The intrigue lies in the fact that, before 20 December when Klishas and Krasheninnikov’s draft was submitted to the Duma, which everyone learned about from the latter’s interview with the Duma’s press service, priority had been given to the draft bill that Liudmila Narusova, together with members of the Presidential Council for Civil Society and Human rights (the Human Rights Council), including Igor Kalyapin, as well as the Public Verdict Foundation, had been preparing for a year. As Narusova told us, she heard the message about the draft submitted by Klishas and Krasheninnikov in the car on her way to the Federation Council, where Valentina Matvienko had scheduled a meeting to discuss the submission of her draft to the Duma. Klishas and Krasheninnikov were also invited.
Earlier, Andrei Klishas had suggested that instead of the draft developed with the participation of human rights activists, Matvienko should sign off on theirs. When she refused, Klishas’ colleague explained that ‘the draft had been sent down from the Main Legal Department, and nothing can be changed.’ In fact, three days later – an unprecedented level of promptness – a positive evaluation was received from the government regarding this draft, in which deputy chair of the Council of Ministers Grigorenko indicated the project ‘conforms to the Treaty on the Eurasian Economic Union of 29 May 2014’, which finally put an end to Senator Narusova’s draft (Novaya gazeta has a copy of this evaluation).
Of the three versions of the drafts discussed on 21 January at the House of Unions, the Klishas-Krasheninnikov draft is the most mild: it provides only for tougher punishment under Article 302 of the Criminal Code for ‘coercion of a suspect, accused, victim, witness to testify … by using threats, blackmail or other illegal actions …’, as well as some other changes, but without introducing a separate article on torture into the Criminal Code, on which human rights activists continue to insist.

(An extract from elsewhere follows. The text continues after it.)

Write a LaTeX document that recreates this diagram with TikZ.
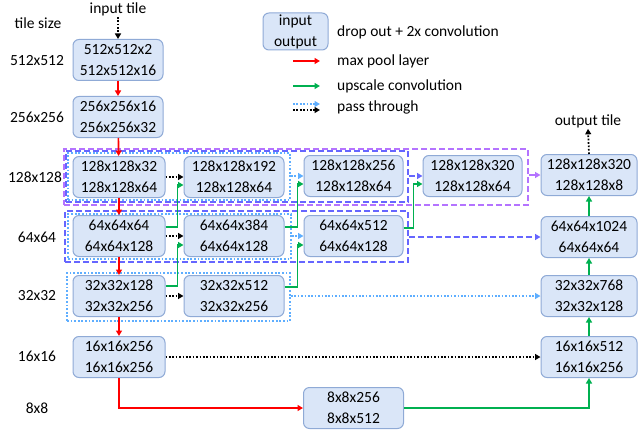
\documentclass[tikz,border=0pt]{standalone}
\usepackage{fontspec}
\setmainfont{Carlito}
\usetikzlibrary{arrows.meta}
\definecolor{boxfill}{HTML}{DAE6F8}
\definecolor{boxline}{HTML}{8FAAD6}
\definecolor{poolred}{HTML}{FF0000}
\definecolor{upgreen}{HTML}{00B050}
\definecolor{passblue}{HTML}{5EAEFF}
\definecolor{grpblue}{HTML}{6666FF}
\definecolor{grppurple}{HTML}{B473FF}

\begin{document}
\begin{tikzpicture}[x=1pt, y=-1pt,
  font=\fontsize{15.5}{21}\selectfont,
  layer/.style={draw=boxline, fill=boxfill, rounded corners=6pt, line width=1pt,
    minimum height=41pt, align=center, inner sep=0pt},
  lbl/.style={inner sep=1pt},
  grp/.style={inner sep=0pt, line width=1.8pt},
  grplight/.style={grp, draw=passblue, dash pattern=on 1.8pt off 1.8pt},
  grpmid/.style={grp, draw=grpblue, dash pattern=on 6pt off 3pt},
  grpouter/.style={grp, draw=grppurple, dash pattern=on 6pt off 3pt},
  tip/.style={-{Triangle[length=5.5pt,width=6pt]}},
  pool/.style={tip, draw=poolred, line width=1.7pt},
  up/.style={tip, draw=upgreen, line width=1.7pt},
  skipk/.style={tip, draw=black, line width=1.7pt, dash pattern=on 1.7pt off 1.7pt},
  skipl/.style={tip, draw=passblue, line width=1.7pt, dash pattern=on 1.7pt off 1.7pt},
  skipm/.style={tip, draw=grpblue, line width=1.7pt, dash pattern=on 6pt off 3pt},
  skipo/.style={tip, draw=grppurple, line width=1.7pt, dash pattern=on 6pt off 3pt},
]
\useasboundingbox (0,0) rectangle (639,433);

% tile size column
\node[lbl] (ts) at (38,23) {tile size};
\node[lbl] (r512) at (37,61) {512x512};
\node[lbl] (r256) at (37,117) {256x256};
\node[lbl] (r128) at (35,177) {128x128};
\node[lbl] (r64) at (37,237) {64x64};
\node[lbl] (r32) at (37,296) {32x32};
\node[lbl] (r16) at (37,356) {16x16};
\node[lbl] (r8) at (37,408) {8x8};

% grouping frames (outermost first)
\node[grpouter, minimum width=464pt, minimum height=56pt] (gOA) at (296,177) {};
\node[grpmid, minimum width=342pt, minimum height=51pt] (gMA) at (237,176.5) {};
\node[grplight, minimum width=222pt, minimum height=47pt] (gLA) at (179,176.5) {};
\node[grpmid, minimum width=343pt, minimum height=51pt] (gMB) at (236.5,236.5) {};
\node[grplight, minimum width=223pt, minimum height=45pt] (gLB) at (179.5,236.5) {};
\node[grplight, minimum width=223pt, minimum height=48pt] (gLC) at (178.5,297) {};

% layers
\node[layer, minimum width=90pt] (n512) at (118,60) {512x512x2\\512x512x16};
\node[layer, minimum width=90pt] (n256) at (118,117) {256x256x16\\256x256x32};
\node[layer, minimum width=92pt] (A1) at (119,177) {128x128x32\\128x128x64};
\node[layer, minimum width=100pt] (A2) at (234,177) {128x128x192\\128x128x64};
\node[layer, minimum width=99pt] (A3) at (353.5,176) {128x128x256\\128x128x64};
\node[layer, minimum width=99pt] (A4) at (472.5,176) {128x128x320\\128x128x64};
\node[layer, minimum width=96pt] (Aout) at (589,175) {128x128x320\\128x128x8};
\node[layer, minimum width=92pt] (B1) at (119,236) {64x64x64\\64x64x128};
\node[layer, minimum width=100pt] (B2) at (234,236) {64x64x384\\64x64x128};
\node[layer, minimum width=99pt] (B3) at (353.5,236) {64x64x512\\64x64x128};
\node[layer, minimum width=96pt] (Bout) at (589,237) {64x64x1024\\64x64x64};
\node[layer, minimum width=92pt] (C1) at (119,296) {32x32x128\\32x32x256};
\node[layer, minimum width=100pt] (C2) at (234,296) {32x32x512\\32x32x256};
\node[layer, minimum width=96pt] (Cout) at (589,296) {32x32x768\\32x32x128};
\node[layer, minimum width=92pt] (D1) at (119,357) {16x16x256\\16x16x256};
\node[layer, minimum width=96pt] (Dout) at (589,357) {16x16x512\\16x16x256};
\node[layer, minimum width=100pt] (E) at (353.5,408) {8x8x256\\8x8x512};

% input / output
\node[lbl] (inp) at (118,9) {input tile};
\node[lbl] (outp) at (588,121) {output tile};
\draw[skipk] (inp.south) -- (n512.north);
\draw[skipk] (Aout.north) -- (outp.south);

% max pooling path
\draw[pool] (n512) -- (n256);
\draw[pool] (n256) -- (A1);
\draw[pool] (A1) -- (B1);
\draw[pool] (B1) -- (C1);
\draw[pool] (C1) -- (D1);
\draw[pool] (D1.south) |- (E.west);

% upscale convolutions
\draw[up] ([yshift=9pt]B1.east) -- ++(12,0) |- ([yshift=-8pt]A2.west);
\draw[up] ([yshift=10pt]C1.east) -- ++(12,0) |- ([yshift=-9pt]B2.west);
\draw[up] ([yshift=9pt]B2.east) -- ++(13,0) |- ([yshift=-8pt]A3.west);
\draw[up] ([yshift=9pt]C2.east) -- ++(13,0) |- ([yshift=-9pt]B3.west);
\draw[up] ([yshift=8pt]B3.east) -- ++(10,0) |- ([yshift=-8pt]A4.west);
\draw[up] (E.east) -| (Dout.south);
\draw[up] (Dout) -- (Cout);
\draw[up] (Cout) -- (Bout);
\draw[up] (Bout) -- (Aout);

% pass through connections
\draw[skipk] (A1) -- (A2);
\draw[skipk] (B1) -- (B2);
\draw[skipk] (C1) -- (C2);
\draw[skipk] (D1) -- (Dout);
\draw[skipl] (gLA.east |- A3.west) -- (A3.west);
\draw[skipl] (gLB.east |- B3.west) -- (B3.west);
\draw[skipl] (gLC.east |- Cout.west) -- (Cout.west);
\draw[skipm] (gMA.east |- A4.west) -- (A4.west);
\draw[skipm] (gMB.east |- Bout.west) -- (Bout.west);
\draw[skipo] (gOA.east |- Aout.west) -- (Aout.west);

% legend
\node[layer, minimum width=65pt, minimum height=37pt] (key) at (295.5,31.5) {input\\output};
\node[lbl, anchor=west] (keyt) at (336,32) {drop out + 2x convolution};
\coordinate (kr1) at (293,61); \coordinate (kr2) at (320,61);
\coordinate (kg1) at (293,86); \coordinate (kg2) at (320,86);
\coordinate (kb1) at (293,104); \coordinate (kb2) at (320,104);
\coordinate (kk1) at (293,110); \coordinate (kk2) at (320,110);
\draw[pool] (kr1) -- (kr2);
\draw[up] (kg1) -- (kg2);
\draw[skipl] (kb1) -- (kb2);
\draw[skipk] (kk1) -- (kk2);
\node[lbl, anchor=west] (krt) at (336,61) {max pool layer};
\node[lbl, anchor=west] (kgt) at (336,86) {upscale convolution};
\node[lbl, anchor=west] (kpt) at (336,107) {pass through};
\end{tikzpicture}
\end{document}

Some of the human rights defenders continue to support the ‘Narusova package’ which provides for amendments to the Code of Criminal Procedure that make testimony given without a lawyer legally null and void, and amendments to the Federal Law ‘On detention …’ changing the rules for moving prisoners from cell to cell (this would make it difficult to use the so-called sweatboxes) and providing for allegations about beatings to be investigated within three days. Other human rights defenders have been convinced by Krasheninnikov that his draft bill has already been registered and it is possible to work only within the framework set by him. They suggest a reconciliation, and that some of the proposals from the Narusova package be added to the draft of the Klishas-Krasheninnikov bill at second reading, detailing the relevant articles of the Criminal Code to be amended, but without, however, creating torture as a separate crime.
According to the Parliamentary Newspaper of 20 January, on the eve of the round table, the bill ‘On Amendments to the Criminal Code of the Russian Federation’, as its co-authors modestly call it, can be considered in first reading as early as 8 February. Human rights defenders, including those who remain in the Human Rights Council, hope that they will still be able to agree with some of the Duma deputies in order to introduce radical amendments in the second reading.
The security and law enforcement lobby — investigators, case officers of the Ministry of Internal Affairs and the FSB and, alas, employees of the Federal Penitentiary Service associated with them, have enough influence in the Federal Assembly to pass such a law ‘on torture’, which as previously will not constrain them from using torture. As I already wrote in an article that was published on the Novaya gazeta website on 11 January, both investigators who have forgotten how to obtain evidence other than through ‘confessions’ and some of the Federal Penitentiary Service employees covering up, and receiving a share of the ‘profits’ of, the extortion practised by ‘activists’ in places of detention, are interested in maintaining the practice of torture.
After video evidence of torture was made public at the end of last year, it is no longer possible to conceal this problem. On 6 January, the Kremlin published a list of the president’s instructions following his December press conference. In paragraph No. 11, the president mildly instructed the Ministry of Justice and the Prosecutor General’s Office to ‘analyse the practice of applying penal legislation and … prepare proposals aimed at preventing the use of illegal methods of influence on persons held in custody and sentenced to imprisonment.’ It is impossible not to fulfil the president’s order at all, but you can get away with lobbying for a law that, in fact, will change very little.
* organisations and persons marked with an asterisk are recognised by the Ministry of Justice of the Russian Federation as ‘foreign agents’.